There is no perfect solution. This is a constant fight. Millennia of human society built on condemning others in order to promote group solidarity (which was likely essential to our very survival) won’t be cleared out in an instant. This whole Enlightenment and welfare state projects are blips in human history – a couple hundred years in thousands of years of human civilization.
Also, it’s important to note that economic interests don’t explain everything in human society and elections, anyway. For example, progressives often wonder how lower-income conservatives could possibly vote for the Republican Party, which tends to advocate for policies that benefit the wealthy. The standard, and accurate, reason given is that Republicans play on other “cultural” issues, like abortion, religion and guns.
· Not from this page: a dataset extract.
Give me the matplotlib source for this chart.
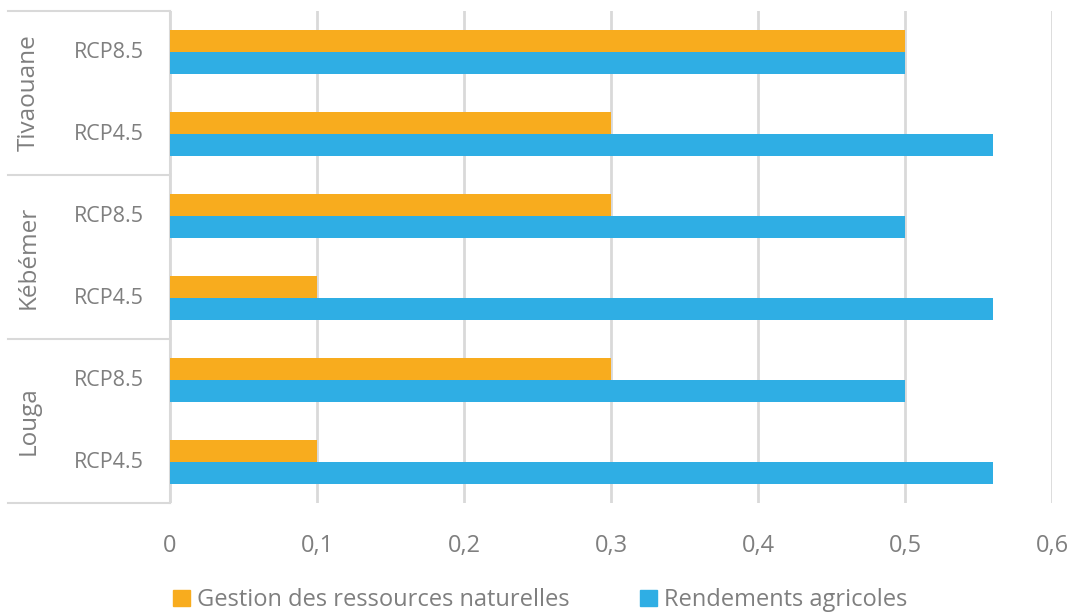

These are often regarded as irrationally trumping (excuse me; had to use it) economic issues. But I don’t think there’s anything irrational about it at all. We are much more than the sum of our economic interests. Values matter. Essential commitments matter. For example, if someone were to offer me the opportunity to live comfortably and securely for my entire life and for the lives of my descendants in the ever-tightening authoritarian security state being created in the People’s Republic of China, I would refuse because human rights and freedom of expression matter to me. It’s not so easy just to dismiss it as a “cultural” issue.
So, how to put a program like the one Sanders and other progressives might propose in effect? Yes, there are a host of practical considerations to take into account – from paying for it to designing it to fit into other features of human nature, like laziness, greed, the willingness of people to exploit systems, and the power of financial incentives and the value of free enterprise. (These last two are not small things.) But those are all questions of design and enforcement, issues that never go away no matter what the system.
What’s needed first is a universal commitment to guaranteed widespread human well-being, based simply on someone being a human being and not of any particular socioeconomic or ethnic group. If we can begin to turn the minds and hearts of Americans in that direction through politics and elections, well, that’s a pretty good place to start.
* A third set of explanations could be called “dirty tricks”. This would include the Russian interference campaign, former FBI Director James Comey’s actions regarding the agency’s investigations into Clinton’s use of a private email server while Secretary of State, and Wisconsin Republicans’ changes to state election laws. It’s hard to say whether any of these were decisive. Elections are won and lost due to many reasons. However, taken altogether, these hijinks, with any luck, are unlikely to have the impact they did in 2016. Clinton is not on the ballot, of course, and people are prepared, otherwise. (At least we hope, despite efforts by Republicans seemingly to leave us vulnerable to further foreign interference.)